> Instruction:
Skip the pictures and extract all of the lines exactly as written.

★ ★ ★ ★

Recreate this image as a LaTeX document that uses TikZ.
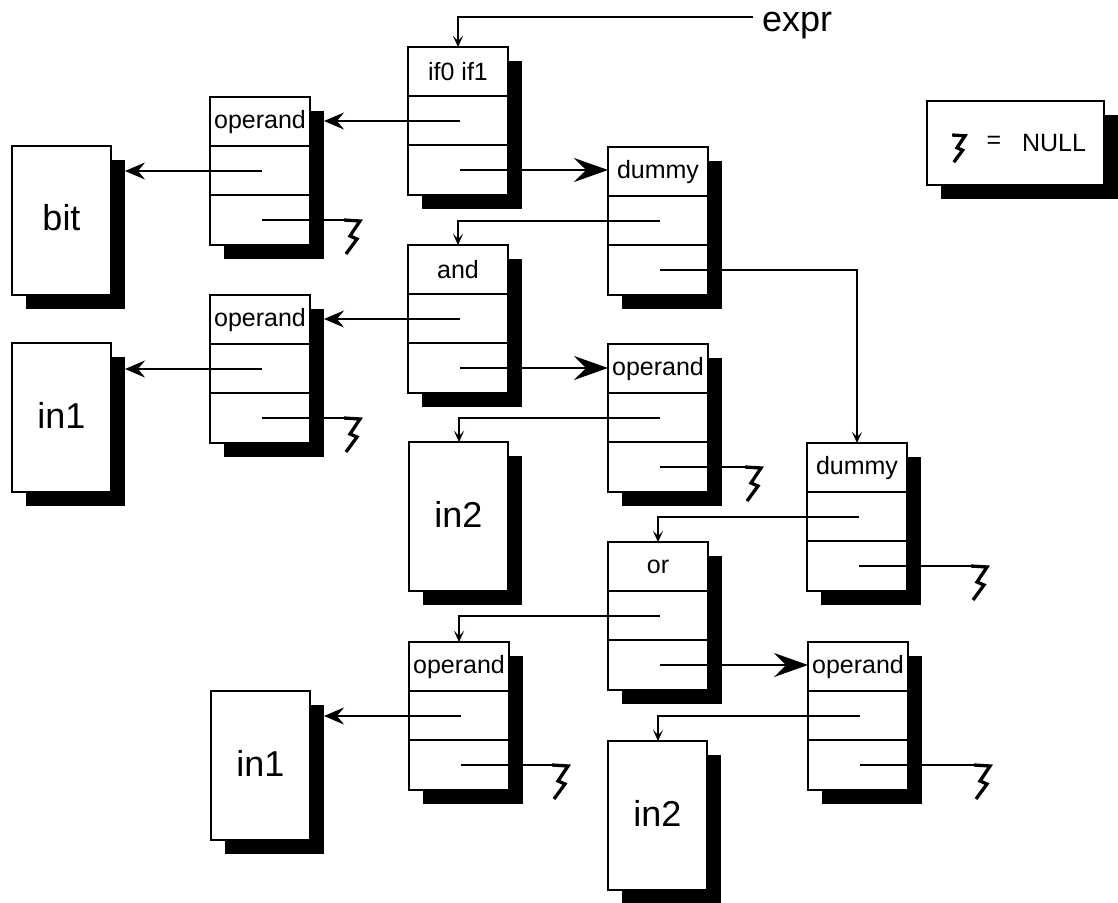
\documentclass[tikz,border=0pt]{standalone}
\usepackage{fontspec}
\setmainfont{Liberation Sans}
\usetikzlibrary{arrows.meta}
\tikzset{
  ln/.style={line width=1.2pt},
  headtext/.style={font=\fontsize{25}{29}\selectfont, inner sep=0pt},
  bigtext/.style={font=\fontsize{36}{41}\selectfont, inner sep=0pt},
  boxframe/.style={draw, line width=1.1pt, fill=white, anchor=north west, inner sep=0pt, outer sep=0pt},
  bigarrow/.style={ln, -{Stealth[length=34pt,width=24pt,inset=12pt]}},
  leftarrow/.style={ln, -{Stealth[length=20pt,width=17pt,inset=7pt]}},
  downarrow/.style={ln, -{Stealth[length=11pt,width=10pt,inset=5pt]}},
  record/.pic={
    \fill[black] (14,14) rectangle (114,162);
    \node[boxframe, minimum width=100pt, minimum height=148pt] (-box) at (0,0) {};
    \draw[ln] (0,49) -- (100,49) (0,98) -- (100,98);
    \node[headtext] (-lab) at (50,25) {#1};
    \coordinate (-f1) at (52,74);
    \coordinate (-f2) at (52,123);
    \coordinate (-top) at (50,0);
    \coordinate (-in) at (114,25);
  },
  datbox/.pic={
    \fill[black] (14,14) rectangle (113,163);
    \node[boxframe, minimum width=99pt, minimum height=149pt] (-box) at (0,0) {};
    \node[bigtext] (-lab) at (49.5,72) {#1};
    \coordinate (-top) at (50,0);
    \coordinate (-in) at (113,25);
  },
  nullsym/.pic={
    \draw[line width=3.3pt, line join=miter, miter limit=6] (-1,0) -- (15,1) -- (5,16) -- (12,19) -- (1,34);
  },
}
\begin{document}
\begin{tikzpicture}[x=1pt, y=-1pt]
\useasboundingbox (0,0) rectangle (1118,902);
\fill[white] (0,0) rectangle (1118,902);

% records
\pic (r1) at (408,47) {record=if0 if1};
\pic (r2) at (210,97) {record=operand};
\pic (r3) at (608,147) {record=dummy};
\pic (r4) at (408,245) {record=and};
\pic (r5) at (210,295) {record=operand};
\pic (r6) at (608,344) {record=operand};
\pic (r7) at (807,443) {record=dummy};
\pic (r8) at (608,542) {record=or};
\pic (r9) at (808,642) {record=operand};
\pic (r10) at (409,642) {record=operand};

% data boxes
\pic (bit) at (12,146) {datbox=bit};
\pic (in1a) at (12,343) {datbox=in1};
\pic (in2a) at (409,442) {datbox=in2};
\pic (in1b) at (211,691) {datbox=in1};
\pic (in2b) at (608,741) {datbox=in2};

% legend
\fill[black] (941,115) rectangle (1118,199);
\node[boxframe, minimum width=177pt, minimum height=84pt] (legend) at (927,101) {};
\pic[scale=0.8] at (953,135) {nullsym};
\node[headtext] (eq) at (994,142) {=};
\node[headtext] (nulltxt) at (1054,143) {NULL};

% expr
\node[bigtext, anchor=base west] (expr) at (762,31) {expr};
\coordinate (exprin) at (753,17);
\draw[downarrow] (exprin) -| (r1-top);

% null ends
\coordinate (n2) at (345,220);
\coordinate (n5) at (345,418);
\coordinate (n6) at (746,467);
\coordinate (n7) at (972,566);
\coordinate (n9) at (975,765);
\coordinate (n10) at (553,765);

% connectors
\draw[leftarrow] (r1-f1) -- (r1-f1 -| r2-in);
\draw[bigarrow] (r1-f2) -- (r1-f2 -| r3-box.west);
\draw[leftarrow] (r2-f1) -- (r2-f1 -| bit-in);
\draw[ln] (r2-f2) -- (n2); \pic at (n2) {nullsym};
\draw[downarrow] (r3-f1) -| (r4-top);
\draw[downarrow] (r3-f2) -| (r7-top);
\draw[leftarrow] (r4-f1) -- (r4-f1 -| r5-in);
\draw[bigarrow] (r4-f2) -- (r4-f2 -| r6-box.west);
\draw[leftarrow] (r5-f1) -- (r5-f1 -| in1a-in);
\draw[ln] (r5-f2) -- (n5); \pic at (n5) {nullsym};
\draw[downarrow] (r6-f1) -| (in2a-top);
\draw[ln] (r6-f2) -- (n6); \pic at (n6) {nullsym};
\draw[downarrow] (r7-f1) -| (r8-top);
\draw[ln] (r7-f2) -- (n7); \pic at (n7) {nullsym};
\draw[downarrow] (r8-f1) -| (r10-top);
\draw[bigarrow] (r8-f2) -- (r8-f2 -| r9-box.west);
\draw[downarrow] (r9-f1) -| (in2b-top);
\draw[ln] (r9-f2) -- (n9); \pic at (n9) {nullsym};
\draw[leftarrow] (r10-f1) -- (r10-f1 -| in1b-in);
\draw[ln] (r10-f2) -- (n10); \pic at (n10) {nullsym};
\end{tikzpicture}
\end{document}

★ ★ ★ ★

> Written answer:
Recreate this image as a LaTeX document that uses TikZ.
\documentclass[tikz,border=0pt]{standalone}
\usepackage{fontspec}
\setmainfont{Liberation Sans}
\usetikzlibrary{arrows.meta}
\tikzset{
  ln/.style={line width=1.2pt},
  headtext/.style={font=\fontsize{25}{29}\selectfont, inner sep=0pt},
  bigtext/.style={font=\fontsize{36}{41}\selectfont, inner sep=0pt},
  boxframe/.style={draw, line width=1.1pt, fill=white, anchor=north west, inner sep=0pt, outer sep=0pt},
  bigarrow/.style={ln, -{Stealth[length=34pt,width=24pt,inset=12pt]}},
  leftarrow/.style={ln, -{Stealth[length=20pt,width=17pt,inset=7pt]}},
  downarrow/.style={ln, -{Stealth[length=11pt,width=10pt,inset=5pt]}},
  record/.pic={
    \fill[black] (14,14) rectangle (114,162);
    \node[boxframe, minimum width=100pt, minimum height=148pt] (-box) at (0,0) {};
    \draw[ln] (0,49) -- (100,49) (0,98) -- (100,98);
    \node[headtext] (-lab) at (50,25) {#1};
    \coordinate (-f1) at (52,74);
    \coordinate (-f2) at (52,123);
    \coordinate (-top) at (50,0);
    \coordinate (-in) at (114,25);
  },
  datbox/.pic={
    \fill[black] (14,14) rectangle (113,163);
    \node[boxframe, minimum width=99pt, minimum height=149pt] (-box) at (0,0) {};
    \node[bigtext] (-lab) at (49.5,72) {#1};
    \coordinate (-top) at (50,0);
    \coordinate (-in) at (113,25);
  },
  nullsym/.pic={
    \draw[line width=3.3pt, line join=miter, miter limit=6] (-1,0) -- (15,1) -- (5,16) -- (12,19) -- (1,34);
  },
}
\begin{document}
\begin{tikzpicture}[x=1pt, y=-1pt]
\useasboundingbox (0,0) rectangle (1118,902);
\fill[white] (0,0) rectangle (1118,902);

% records
\pic (r1) at (408,47) {record=if0 if1};
\pic (r2) at (210,97) {record=operand};
\pic (r3) at (608,147) {record=dummy};
\pic (r4) at (408,245) {record=and};
\pic (r5) at (210,295) {record=operand};
\pic (r6) at (608,344) {record=operand};
\pic (r7) at (807,443) {record=dummy};
\pic (r8) at (608,542) {record=or};
\pic (r9) at (808,642) {record=operand};
\pic (r10) at (409,642) {record=operand};

% data boxes
\pic (bit) at (12,146) {datbox=bit};
\pic (in1a) at (12,343) {datbox=in1};
\pic (in2a) at (409,442) {datbox=in2};
\pic (in1b) at (211,691) {datbox=in1};
\pic (in2b) at (608,741) {datbox=in2};

% legend
\fill[black] (941,115) rectangle (1118,199);
\node[boxframe, minimum width=177pt, minimum height=84pt] (legend) at (927,101) {};
\pic[scale=0.8] at (953,135) {nullsym};
\node[headtext] (eq) at (994,142) {=};
\node[headtext] (nulltxt) at (1054,143) {NULL};

% expr
\node[bigtext, anchor=base west] (expr) at (762,31) {expr};
\coordinate (exprin) at (753,17);
\draw[downarrow] (exprin) -| (r1-top);

% null ends
\coordinate (n2) at (345,220);
\coordinate (n5) at (345,418);
\coordinate (n6) at (746,467);
\coordinate (n7) at (972,566);
\coordinate (n9) at (975,765);
\coordinate (n10) at (553,765);

% connectors
\draw[leftarrow] (r1-f1) -- (r1-f1 -| r2-in);
\draw[bigarrow] (r1-f2) -- (r1-f2 -| r3-box.west);
\draw[leftarrow] (r2-f1) -- (r2-f1 -| bit-in);
\draw[ln] (r2-f2) -- (n2); \pic at (n2) {nullsym};
\draw[downarrow] (r3-f1) -| (r4-top);
\draw[downarrow] (r3-f2) -| (r7-top);
\draw[leftarrow] (r4-f1) -- (r4-f1 -| r5-in);
\draw[bigarrow] (r4-f2) -- (r4-f2 -| r6-box.west);
\draw[leftarrow] (r5-f1) -- (r5-f1 -| in1a-in);
\draw[ln] (r5-f2) -- (n5); \pic at (n5) {nullsym};
\draw[downarrow] (r6-f1) -| (in2a-top);
\draw[ln] (r6-f2) -- (n6); \pic at (n6) {nullsym};
\draw[downarrow] (r7-f1) -| (r8-top);
\draw[ln] (r7-f2) -- (n7); \pic at (n7) {nullsym};
\draw[downarrow] (r8-f1) -| (r10-top);
\draw[bigarrow] (r8-f2) -- (r8-f2 -| r9-box.west);
\draw[downarrow] (r9-f1) -| (in2b-top);
\draw[ln] (r9-f2) -- (n9); \pic at (n9) {nullsym};
\draw[leftarrow] (r10-f1) -- (r10-f1 -| in1b-in);
\draw[ln] (r10-f2) -- (n10); \pic at (n10) {nullsym};
\end{tikzpicture}
\end{document}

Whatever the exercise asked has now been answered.